§ Task: Make an exact copy of the lines, leaving the pictures out.

╔══

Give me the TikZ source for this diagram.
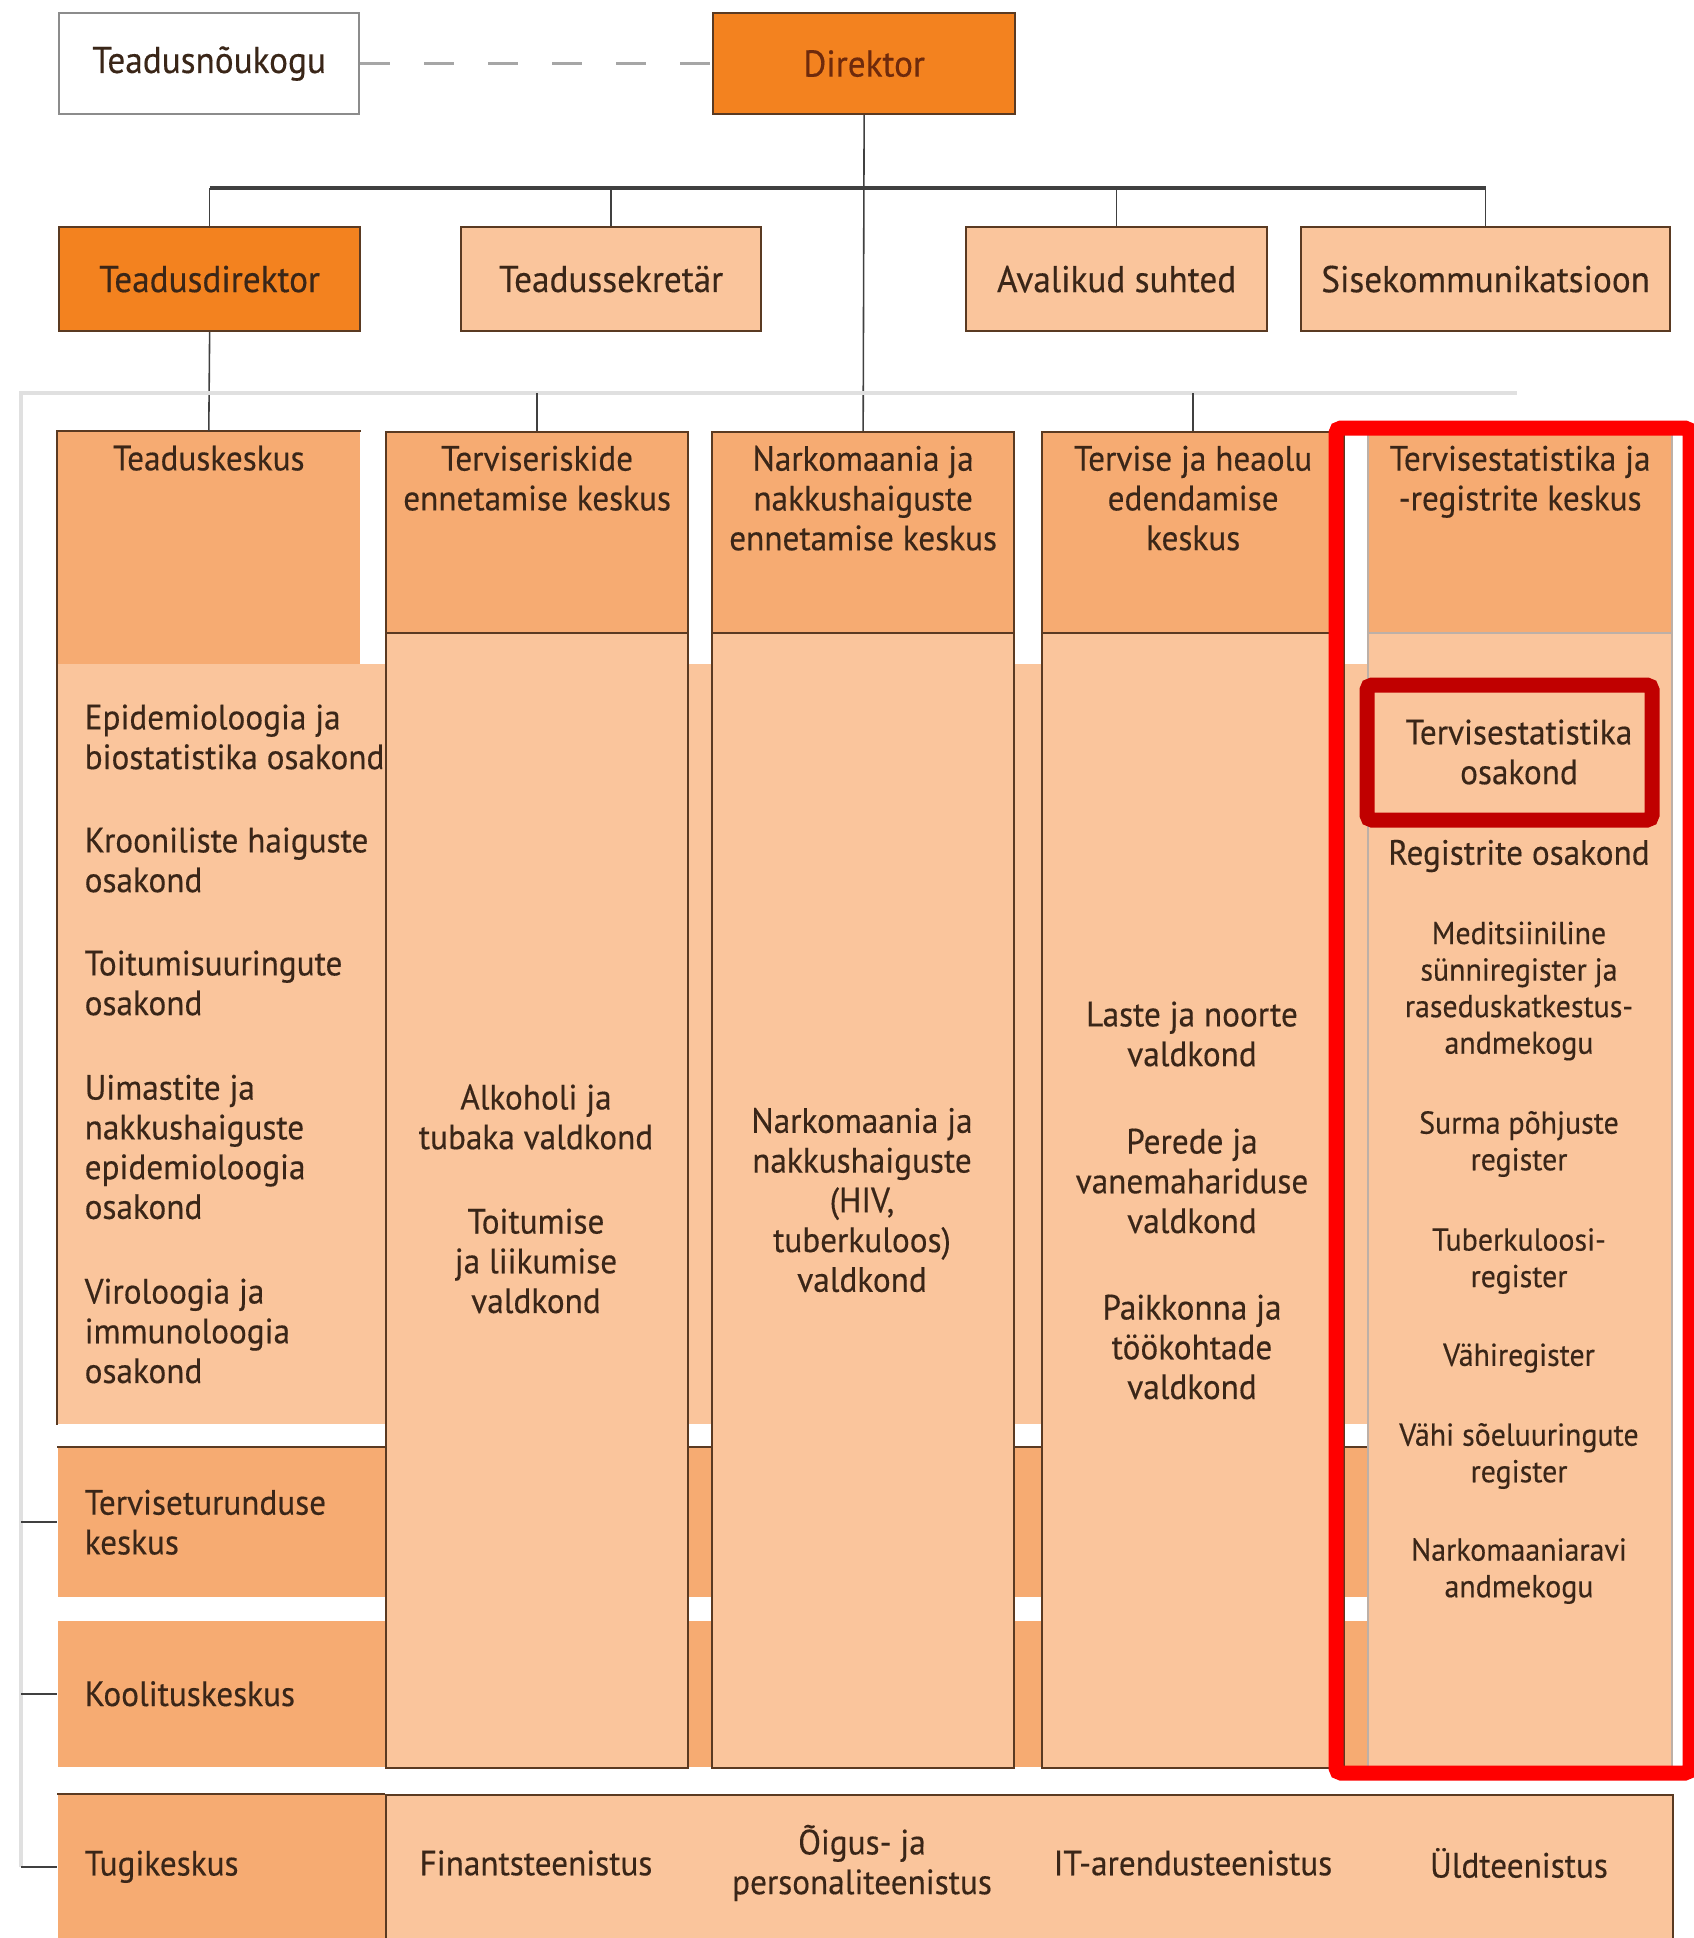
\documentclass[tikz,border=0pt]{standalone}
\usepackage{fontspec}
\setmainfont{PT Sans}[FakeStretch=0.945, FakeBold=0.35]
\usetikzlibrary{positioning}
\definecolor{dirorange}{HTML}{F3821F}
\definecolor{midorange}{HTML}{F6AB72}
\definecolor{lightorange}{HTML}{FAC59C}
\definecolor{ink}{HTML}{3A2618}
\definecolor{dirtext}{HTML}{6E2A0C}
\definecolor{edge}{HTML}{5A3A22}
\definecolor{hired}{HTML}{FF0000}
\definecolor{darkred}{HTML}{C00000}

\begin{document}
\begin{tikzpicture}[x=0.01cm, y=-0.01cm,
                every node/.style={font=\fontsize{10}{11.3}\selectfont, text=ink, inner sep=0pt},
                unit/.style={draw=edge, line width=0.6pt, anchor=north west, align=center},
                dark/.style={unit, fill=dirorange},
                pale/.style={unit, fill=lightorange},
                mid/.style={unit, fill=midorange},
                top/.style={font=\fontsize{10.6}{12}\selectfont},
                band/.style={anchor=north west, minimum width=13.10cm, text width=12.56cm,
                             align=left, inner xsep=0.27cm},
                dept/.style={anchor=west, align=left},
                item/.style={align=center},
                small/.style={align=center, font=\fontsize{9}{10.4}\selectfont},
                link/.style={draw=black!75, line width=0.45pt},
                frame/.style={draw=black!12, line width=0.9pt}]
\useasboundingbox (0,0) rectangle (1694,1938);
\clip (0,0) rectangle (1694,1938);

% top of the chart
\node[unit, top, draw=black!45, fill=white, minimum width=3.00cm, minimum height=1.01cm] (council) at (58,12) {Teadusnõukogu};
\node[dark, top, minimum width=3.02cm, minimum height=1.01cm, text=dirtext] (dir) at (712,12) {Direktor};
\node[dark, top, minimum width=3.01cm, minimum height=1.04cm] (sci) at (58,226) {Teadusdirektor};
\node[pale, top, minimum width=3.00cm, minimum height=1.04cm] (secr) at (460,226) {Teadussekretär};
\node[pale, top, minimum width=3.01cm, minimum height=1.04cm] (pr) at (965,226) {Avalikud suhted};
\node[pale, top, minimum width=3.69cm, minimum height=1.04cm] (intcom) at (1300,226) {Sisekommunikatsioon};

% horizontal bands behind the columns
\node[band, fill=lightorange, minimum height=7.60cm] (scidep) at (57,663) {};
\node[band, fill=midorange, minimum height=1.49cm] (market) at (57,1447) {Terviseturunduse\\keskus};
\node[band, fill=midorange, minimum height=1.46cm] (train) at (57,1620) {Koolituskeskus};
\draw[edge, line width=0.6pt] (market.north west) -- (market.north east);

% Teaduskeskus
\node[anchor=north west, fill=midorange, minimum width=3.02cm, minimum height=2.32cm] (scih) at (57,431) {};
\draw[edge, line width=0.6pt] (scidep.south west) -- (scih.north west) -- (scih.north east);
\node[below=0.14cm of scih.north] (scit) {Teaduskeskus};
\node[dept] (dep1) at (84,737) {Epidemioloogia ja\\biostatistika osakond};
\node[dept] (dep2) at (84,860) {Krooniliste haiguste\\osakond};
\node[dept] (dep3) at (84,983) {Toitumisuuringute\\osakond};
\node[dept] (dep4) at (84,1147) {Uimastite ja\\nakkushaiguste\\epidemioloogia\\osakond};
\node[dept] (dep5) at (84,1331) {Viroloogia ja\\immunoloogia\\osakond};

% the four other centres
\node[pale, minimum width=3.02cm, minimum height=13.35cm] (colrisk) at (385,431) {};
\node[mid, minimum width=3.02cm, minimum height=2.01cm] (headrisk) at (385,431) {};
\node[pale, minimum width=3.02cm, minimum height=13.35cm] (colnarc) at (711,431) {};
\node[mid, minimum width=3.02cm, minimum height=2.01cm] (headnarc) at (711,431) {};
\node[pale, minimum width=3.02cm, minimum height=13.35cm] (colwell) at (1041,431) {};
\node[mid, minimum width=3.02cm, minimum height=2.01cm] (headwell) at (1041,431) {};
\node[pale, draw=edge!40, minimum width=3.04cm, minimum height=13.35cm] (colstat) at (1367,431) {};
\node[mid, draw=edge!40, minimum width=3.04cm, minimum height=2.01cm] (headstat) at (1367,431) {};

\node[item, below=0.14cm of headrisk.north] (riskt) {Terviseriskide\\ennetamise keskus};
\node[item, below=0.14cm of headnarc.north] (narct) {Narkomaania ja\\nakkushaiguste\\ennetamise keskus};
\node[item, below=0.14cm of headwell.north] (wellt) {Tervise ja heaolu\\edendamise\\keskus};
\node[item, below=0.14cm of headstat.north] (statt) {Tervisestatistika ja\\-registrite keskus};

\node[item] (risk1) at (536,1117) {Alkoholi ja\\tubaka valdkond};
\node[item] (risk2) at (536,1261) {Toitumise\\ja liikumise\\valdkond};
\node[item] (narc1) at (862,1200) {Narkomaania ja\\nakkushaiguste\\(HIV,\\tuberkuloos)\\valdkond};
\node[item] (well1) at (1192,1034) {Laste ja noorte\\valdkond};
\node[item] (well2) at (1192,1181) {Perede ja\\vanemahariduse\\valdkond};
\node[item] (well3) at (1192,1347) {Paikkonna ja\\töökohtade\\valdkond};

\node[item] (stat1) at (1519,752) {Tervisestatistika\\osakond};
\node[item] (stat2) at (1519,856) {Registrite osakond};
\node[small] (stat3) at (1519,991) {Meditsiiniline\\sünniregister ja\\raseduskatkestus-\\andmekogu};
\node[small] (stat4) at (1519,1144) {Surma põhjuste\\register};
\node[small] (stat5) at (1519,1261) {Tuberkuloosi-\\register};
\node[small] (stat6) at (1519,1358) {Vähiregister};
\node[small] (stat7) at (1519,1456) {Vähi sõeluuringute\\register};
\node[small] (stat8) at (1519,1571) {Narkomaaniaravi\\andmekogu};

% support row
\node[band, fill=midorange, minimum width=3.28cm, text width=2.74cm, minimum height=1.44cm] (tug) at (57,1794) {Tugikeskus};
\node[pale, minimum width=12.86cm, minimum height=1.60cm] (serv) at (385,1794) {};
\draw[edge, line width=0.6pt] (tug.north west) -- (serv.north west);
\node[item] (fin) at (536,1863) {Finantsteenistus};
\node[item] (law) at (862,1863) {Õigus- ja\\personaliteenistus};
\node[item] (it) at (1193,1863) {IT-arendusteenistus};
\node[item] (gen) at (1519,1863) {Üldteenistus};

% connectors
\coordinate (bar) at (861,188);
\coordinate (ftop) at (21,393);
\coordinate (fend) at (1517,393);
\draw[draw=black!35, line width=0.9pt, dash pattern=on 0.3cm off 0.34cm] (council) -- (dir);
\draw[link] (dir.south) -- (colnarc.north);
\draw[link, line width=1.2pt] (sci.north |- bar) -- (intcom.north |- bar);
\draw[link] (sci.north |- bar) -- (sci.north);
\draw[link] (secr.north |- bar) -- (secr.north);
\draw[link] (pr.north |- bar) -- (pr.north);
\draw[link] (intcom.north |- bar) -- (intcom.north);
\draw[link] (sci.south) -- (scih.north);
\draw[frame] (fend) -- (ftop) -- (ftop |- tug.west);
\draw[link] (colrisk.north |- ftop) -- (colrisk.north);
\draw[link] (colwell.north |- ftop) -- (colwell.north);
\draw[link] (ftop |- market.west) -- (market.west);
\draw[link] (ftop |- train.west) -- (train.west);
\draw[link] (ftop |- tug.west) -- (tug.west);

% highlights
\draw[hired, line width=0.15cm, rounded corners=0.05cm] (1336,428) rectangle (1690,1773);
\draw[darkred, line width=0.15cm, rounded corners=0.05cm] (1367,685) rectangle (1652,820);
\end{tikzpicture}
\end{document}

╚══

§ Full answer:
Give me the TikZ source for this diagram.
\documentclass[tikz,border=0pt]{standalone}
\usepackage{fontspec}
\setmainfont{PT Sans}[FakeStretch=0.945, FakeBold=0.35]
\usetikzlibrary{positioning}
\definecolor{dirorange}{HTML}{F3821F}
\definecolor{midorange}{HTML}{F6AB72}
\definecolor{lightorange}{HTML}{FAC59C}
\definecolor{ink}{HTML}{3A2618}
\definecolor{dirtext}{HTML}{6E2A0C}
\definecolor{edge}{HTML}{5A3A22}
\definecolor{hired}{HTML}{FF0000}
\definecolor{darkred}{HTML}{C00000}

\begin{document}
\begin{tikzpicture}[x=0.01cm, y=-0.01cm,
                every node/.style={font=\fontsize{10}{11.3}\selectfont, text=ink, inner sep=0pt},
                unit/.style={draw=edge, line width=0.6pt, anchor=north west, align=center},
                dark/.style={unit, fill=dirorange},
                pale/.style={unit, fill=lightorange},
                mid/.style={unit, fill=midorange},
                top/.style={font=\fontsize{10.6}{12}\selectfont},
                band/.style={anchor=north west, minimum width=13.10cm, text width=12.56cm,
                             align=left, inner xsep=0.27cm},
                dept/.style={anchor=west, align=left},
                item/.style={align=center},
                small/.style={align=center, font=\fontsize{9}{10.4}\selectfont},
                link/.style={draw=black!75, line width=0.45pt},
                frame/.style={draw=black!12, line width=0.9pt}]
\useasboundingbox (0,0) rectangle (1694,1938);
\clip (0,0) rectangle (1694,1938);

% top of the chart
\node[unit, top, draw=black!45, fill=white, minimum width=3.00cm, minimum height=1.01cm] (council) at (58,12) {Teadusnõukogu};
\node[dark, top, minimum width=3.02cm, minimum height=1.01cm, text=dirtext] (dir) at (712,12) {Direktor};
\node[dark, top, minimum width=3.01cm, minimum height=1.04cm] (sci) at (58,226) {Teadusdirektor};
\node[pale, top, minimum width=3.00cm, minimum height=1.04cm] (secr) at (460,226) {Teadussekretär};
\node[pale, top, minimum width=3.01cm, minimum height=1.04cm] (pr) at (965,226) {Avalikud suhted};
\node[pale, top, minimum width=3.69cm, minimum height=1.04cm] (intcom) at (1300,226) {Sisekommunikatsioon};

% horizontal bands behind the columns
\node[band, fill=lightorange, minimum height=7.60cm] (scidep) at (57,663) {};
\node[band, fill=midorange, minimum height=1.49cm] (market) at (57,1447) {Terviseturunduse\\keskus};
\node[band, fill=midorange, minimum height=1.46cm] (train) at (57,1620) {Koolituskeskus};
\draw[edge, line width=0.6pt] (market.north west) -- (market.north east);

% Teaduskeskus
\node[anchor=north west, fill=midorange, minimum width=3.02cm, minimum height=2.32cm] (scih) at (57,431) {};
\draw[edge, line width=0.6pt] (scidep.south west) -- (scih.north west) -- (scih.north east);
\node[below=0.14cm of scih.north] (scit) {Teaduskeskus};
\node[dept] (dep1) at (84,737) {Epidemioloogia ja\\biostatistika osakond};
\node[dept] (dep2) at (84,860) {Krooniliste haiguste\\osakond};
\node[dept] (dep3) at (84,983) {Toitumisuuringute\\osakond};
\node[dept] (dep4) at (84,1147) {Uimastite ja\\nakkushaiguste\\epidemioloogia\\osakond};
\node[dept] (dep5) at (84,1331) {Viroloogia ja\\immunoloogia\\osakond};

% the four other centres
\node[pale, minimum width=3.02cm, minimum height=13.35cm] (colrisk) at (385,431) {};
\node[mid, minimum width=3.02cm, minimum height=2.01cm] (headrisk) at (385,431) {};
\node[pale, minimum width=3.02cm, minimum height=13.35cm] (colnarc) at (711,431) {};
\node[mid, minimum width=3.02cm, minimum height=2.01cm] (headnarc) at (711,431) {};
\node[pale, minimum width=3.02cm, minimum height=13.35cm] (colwell) at (1041,431) {};
\node[mid, minimum width=3.02cm, minimum height=2.01cm] (headwell) at (1041,431) {};
\node[pale, draw=edge!40, minimum width=3.04cm, minimum height=13.35cm] (colstat) at (1367,431) {};
\node[mid, draw=edge!40, minimum width=3.04cm, minimum height=2.01cm] (headstat) at (1367,431) {};

\node[item, below=0.14cm of headrisk.north] (riskt) {Terviseriskide\\ennetamise keskus};
\node[item, below=0.14cm of headnarc.north] (narct) {Narkomaania ja\\nakkushaiguste\\ennetamise keskus};
\node[item, below=0.14cm of headwell.north] (wellt) {Tervise ja heaolu\\edendamise\\keskus};
\node[item, below=0.14cm of headstat.north] (statt) {Tervisestatistika ja\\-registrite keskus};

\node[item] (risk1) at (536,1117) {Alkoholi ja\\tubaka valdkond};
\node[item] (risk2) at (536,1261) {Toitumise\\ja liikumise\\valdkond};
\node[item] (narc1) at (862,1200) {Narkomaania ja\\nakkushaiguste\\(HIV,\\tuberkuloos)\\valdkond};
\node[item] (well1) at (1192,1034) {Laste ja noorte\\valdkond};
\node[item] (well2) at (1192,1181) {Perede ja\\vanemahariduse\\valdkond};
\node[item] (well3) at (1192,1347) {Paikkonna ja\\töökohtade\\valdkond};

\node[item] (stat1) at (1519,752) {Tervisestatistika\\osakond};
\node[item] (stat2) at (1519,856) {Registrite osakond};
\node[small] (stat3) at (1519,991) {Meditsiiniline\\sünniregister ja\\raseduskatkestus-\\andmekogu};
\node[small] (stat4) at (1519,1144) {Surma põhjuste\\register};
\node[small] (stat5) at (1519,1261) {Tuberkuloosi-\\register};
\node[small] (stat6) at (1519,1358) {Vähiregister};
\node[small] (stat7) at (1519,1456) {Vähi sõeluuringute\\register};
\node[small] (stat8) at (1519,1571) {Narkomaaniaravi\\andmekogu};

% support row
\node[band, fill=midorange, minimum width=3.28cm, text width=2.74cm, minimum height=1.44cm] (tug) at (57,1794) {Tugikeskus};
\node[pale, minimum width=12.86cm, minimum height=1.60cm] (serv) at (385,1794) {};
\draw[edge, line width=0.6pt] (tug.north west) -- (serv.north west);
\node[item] (fin) at (536,1863) {Finantsteenistus};
\node[item] (law) at (862,1863) {Õigus- ja\\personaliteenistus};
\node[item] (it) at (1193,1863) {IT-arendusteenistus};
\node[item] (gen) at (1519,1863) {Üldteenistus};

% connectors
\coordinate (bar) at (861,188);
\coordinate (ftop) at (21,393);
\coordinate (fend) at (1517,393);
\draw[draw=black!35, line width=0.9pt, dash pattern=on 0.3cm off 0.34cm] (council) -- (dir);
\draw[link] (dir.south) -- (colnarc.north);
\draw[link, line width=1.2pt] (sci.north |- bar) -- (intcom.north |- bar);
\draw[link] (sci.north |- bar) -- (sci.north);
\draw[link] (secr.north |- bar) -- (secr.north);
\draw[link] (pr.north |- bar) -- (pr.north);
\draw[link] (intcom.north |- bar) -- (intcom.north);
\draw[link] (sci.south) -- (scih.north);
\draw[frame] (fend) -- (ftop) -- (ftop |- tug.west);
\draw[link] (colrisk.north |- ftop) -- (colrisk.north);
\draw[link] (colwell.north |- ftop) -- (colwell.north);
\draw[link] (ftop |- market.west) -- (market.west);
\draw[link] (ftop |- train.west) -- (train.west);
\draw[link] (ftop |- tug.west) -- (tug.west);

% highlights
\draw[hired, line width=0.15cm, rounded corners=0.05cm] (1336,428) rectangle (1690,1773);
\draw[darkred, line width=0.15cm, rounded corners=0.05cm] (1367,685) rectangle (1652,820);
\end{tikzpicture}
\end{document}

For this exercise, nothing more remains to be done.